Year Total Unanimous Concurring Dissent
2008 171 136 (79.5%) 6 (3.5%) 29 (17%)
2009 187 153 (82%) 13 (7%) 21 (11%)
2010 180 127 (71%) 13 (7.2%) 40 (22%)
2011 193 147 (76%) 15 (8%) 31 (16%)
2012 230 179 (77.8%) 15 (6.5%) 36 (15.7%)
2013 (first half) 147 115 (78.2%) 11 (7.5%) 21 (14.3%)

In cases noted above as having a dissenting opinion, it was sometimes also the case that one or both of the judges in the majority wrote a concurring opinion in that case, but I didn’t make a separate note of that.  The cases listed above as having a concurring opinion are only those where the vote was 3-0, but at least one of the judges wrote a separate concurring opinion.

So, what do we glean from this data?  Except for 2010, when the Court was most divided (and before the Obama appointees had all come onto the Court), the percentage of 3-0 unanimous opinions has stayed between 76 and 82 percent.  Of the roughly 20 percent of cases where a judge wrote a separate opinion, the percentage of dissenting versus concurring opinions has also remained quite stable, with the exception of 2009 (11% dissenting) and 2010 (22% dissenting).

In terms of which judges have been dissenting, it is difficult to discern any meaningful difference.  While Judge Gregory – considered one of the more liberal judges on the Court – wrote only five dissenting opinions in published cases in 2012, compared with eight in 2008, Judge Niemeyer, who is considered one of the more conservative members of the Court, also wrote fewer dissenting opinions in published cases in 2012 (four) than he did in 2008 (six).  Some judges seem to like to dissent more than others.  Judges Niemeyer and Gregory were among the most frequent dissenters during the five and one-half year period I analyzed, while I found only one dissenting opinion in a published panel decision by Judge Motz during the same period (she did write several concurring opinions, however).

I didn’t examine criminal versus civil cases in my review, but rather looked at all published opinions as a group.  It’s possible that there may be some variation between civil and criminal cases; criminal appellate lawyers in the Fourth Circuit certainly have noticed a pro-defendant shift on the Court, and my sense without reviewing the data is that Judges Wilkinson, Niemeyer, and Agee have written more dissenting opinions in criminal cases in the last couple of years than they did in years past.  But their increase in dissenting opinions may be made up for by fewer dissenting opinions in criminal cases by Judges Gregory.

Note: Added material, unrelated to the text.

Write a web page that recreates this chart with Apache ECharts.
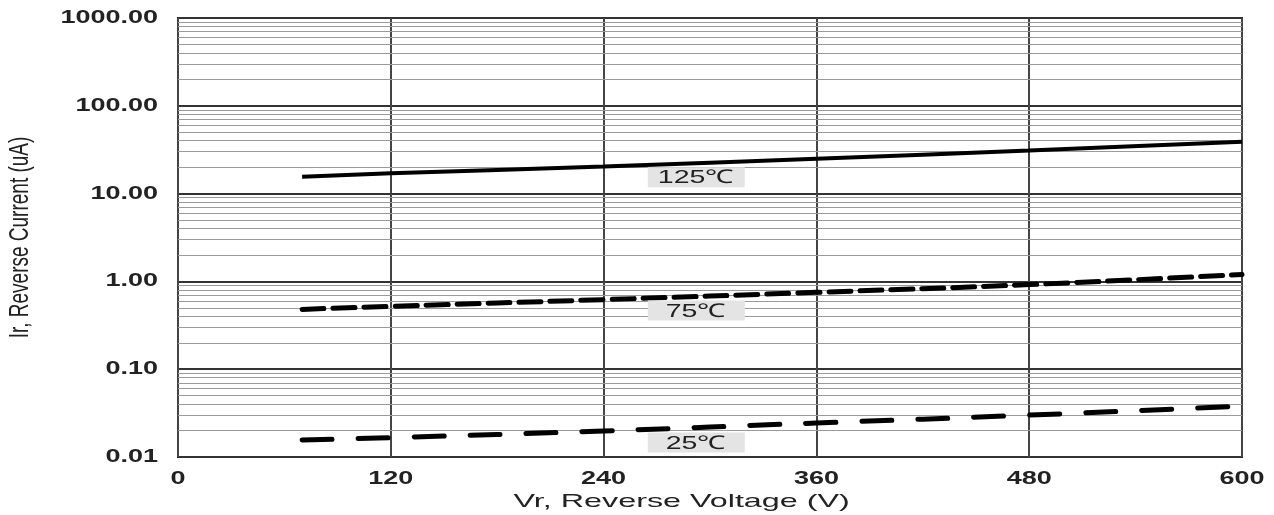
<!DOCTYPE html>
<html>
<head>
<meta charset="utf-8">
<script src="https://cdn.jsdelivr.net/npm/echarts@6/dist/echarts.min.js"></script>
<style>
  html, body { margin: 0; padding: 0; background: #fff; }
  #chart { width: 1274px; height: 515px; }
</style>
</head>
<body>
<div id="chart"></div>
<script>
// reverse voltage (V)
const voltage = [70, 120, 240, 360, 480, 600];
// reverse current (uA) per temperature
const ir125 = [15.6, 17.0, 20.3, 25.0, 31.0, 39.0];
const ir75 = [0.48, 0.52, 0.62, 0.75, 0.92, 1.2];
const ir25 = [0.0156, 0.0166, 0.0198, 0.0244, 0.030, 0.038];
const curveLabels = ["125℃", "75℃", "25℃"];
const labelVoltage = 292;

// axis ticks
const xTicks = [0, 120, 240, 360, 480, 600];
const yTicks = [0.01, 0.1, 1, 10, 100, 1000];

// log minor grid values (2..9 in every decade)
const minorSteps = [2, 3, 4, 5, 6, 7, 8, 9];
const minorGrid = [];
yTicks.slice(0, -1).forEach(d => minorSteps.forEach(m => minorGrid.push(+(d * m).toPrecision(3))));

function valueAt(xs, ys, x) {
  for (let i = 1; i < xs.length; i++) {
    if (x <= xs[i]) {
      const t = (x - xs[i - 1]) / (xs[i] - xs[i - 1]);
      return Math.pow(10, Math.log10(ys[i - 1]) + t * (Math.log10(ys[i]) - Math.log10(ys[i - 1])));
    }
  }
  return ys[ys.length - 1];
}

const FONT = "Liberation Sans, Arial, sans-serif";
const chart = echarts.init(document.getElementById("chart"));

chart.setOption({
  animation: false,
  grid: { left: 178, right: 32, top: 18, bottom: 58, outerBoundsMode: "none", show: true, borderColor: "#222", borderWidth: 2 },
  xAxis: {
    type: "value",
    min: 0,
    max: 600,
    interval: 120,
    axisLine: { show: false },
    axisTick: { show: false },
    axisLabel: { show: false },
    splitLine: { show: true, lineStyle: { color: "#444", width: 2 } }
  },
  yAxis: {
    type: "log",
    logBase: 10,
    min: 0.01,
    max: 1000,
    axisLine: { show: false },
    axisTick: { show: false },
    axisLabel: { show: false },
    splitLine: { show: true, lineStyle: { color: "#333", width: 2 } }
  },
  series: [
    {
      name: "grid",
      type: "line",
      data: [],
      silent: true,
      markLine: {
        silent: true,
        symbol: "none",
        label: { show: false },
        lineStyle: { color: "#9a9a9a", width: 1, type: "solid" },
        data: minorGrid.map(v => ({ yAxis: v }))
      },
      z: 1
    },
    {
      name: "125℃",
      type: "line",
      smooth: true,
      symbol: "none",
      data: voltage.map((v, i) => [v, ir125[i]]),
      lineStyle: { color: "#000", width: 4 },
      z: 5
    },
    {
      name: "75℃",
      type: "line",
      smooth: true,
      symbol: "none",
      data: voltage.map((v, i) => [v, ir75[i]]),
      lineStyle: { color: "#000", width: 5, type: [22, 9], cap: "round" },
      z: 5
    },
    {
      name: "25℃",
      type: "line",
      smooth: true,
      symbol: "none",
      data: voltage.map((v, i) => [v, ir25[i]]),
      lineStyle: { color: "#000", width: 5, type: [30, 26], cap: "round" },
      z: 5
    }
  ]
});

// the source figure is stretched horizontally, so text is drawn with scaleX
const px = v => chart.convertToPixel({ xAxisIndex: 0 }, v);
const py = v => chart.convertToPixel({ yAxisIndex: 0 }, v);
const graphics = [];

yTicks.forEach(v => {
  graphics.push({
    type: "text", x: px(0) - 20, y: py(v), scaleX: 1.5, z: 10,
    style: { text: v.toFixed(2), fontFamily: FONT, fontWeight: "bold", fontSize: 18, fill: "#222", align: "right", verticalAlign: "middle" }
  });
});
xTicks.forEach(v => {
  graphics.push({
    type: "text", x: px(v), y: py(0.01) + 22, scaleX: 1.5, z: 10,
    style: { text: String(v), fontFamily: FONT, fontWeight: "bold", fontSize: 18, fill: "#222", align: "center", verticalAlign: "middle" }
  });
});

graphics.push({
  type: "text", x: px(284), y: py(0.01) + 45, scaleX: 1.7, z: 10,
  style: { text: "Vr, Reverse Voltage (V)", fontFamily: FONT, fontSize: 19, fill: "#222", align: "center", verticalAlign: "middle" }
});
graphics.push({
  type: "text", x: 20, y: (py(0.01) + py(1000)) / 2, rotation: Math.PI / 2, scaleY: 1.45, z: 10,
  style: { text: "Ir, Reverse Current (uA)", fontFamily: FONT, fontSize: 19, fill: "#222", align: "center", verticalAlign: "middle" }
});

[[curveLabels[0], ir125, 14], [curveLabels[1], ir75, 14], [curveLabels[2], ir25, 15]].forEach(([text, ys, dy]) => {
  const cx = px(labelVoltage);
  const cy = py(valueAt(voltage, ys, labelVoltage)) + dy;
  graphics.push({
    type: "rect", z: 8,
    shape: { x: cx - 48, y: cy - 10, width: 97, height: 20 },
    style: { fill: "#e4e4e4" }
  });
  graphics.push({
    type: "text", x: cx, y: cy + 1, scaleX: 1.5, z: 9,
    style: { text: text, fontFamily: FONT, fontSize: 19, fill: "#222", align: "center", verticalAlign: "middle" }
  });
});

chart.setOption({ graphic: graphics });
</script>
</body>
</html>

One thing I didn’t analyze – and it would necessarily be a subjective analysis – is whether there is any discernible change in the tone of the opinions.  That is, do the Fourth Circuit judges these days more sharply criticize opinions going the other way?  I’ve seen some sharply worded opinions in the last couple of years – see the concluding paragraphs of Judge King’s majority opinion and Judge Wilkinson’s dissenting opinion in Elmore v. Ozmint, 661 F.3d 783 (4th Cir. 2011)– but they seem to me to be the exception, not the rule.

Regardless, it would appear that rumors of the Fourth Circuit’s fractiousness have been exaggerated.

One other point: you’ll note that the number of published opinions issued each year has increased significantly since 2008.  This increase is probably reflective, at least in part, of an overall increase in the Court’s workload — i.e., the percentage of published to unpublished decisions may not have changed much if the overall number of appeals that have been decided on the merits has risen concomitantly.  Data from the Administrative Office of the Courts show that the number of cases terminated on the merits went up from 2,687 in the 12 months ending on March 31, 2008, to 3,664 in the 12 months ending on March 31, 2012.  The increase in the number of published opinions may also have something to do with the fact that the Court is now up to its full complement of judges after many  years of getting by with one or more vacant positions.  See Jay O’Keeffe, Behind the Scenes at the Fourth Circuit: How the Court Decides Whether to Award Oral Argument (Sept. 4, 2013) (“The court is putting more cases on the calendar to fill gaps in Fourth-Circuit jurisprudence that result from the years during which the court was short-staffed.”).

Whatever the reason, it is clear that the Fourth Circuit is issuing more precedential opinions now than it did before the Obama appointees joined the Court.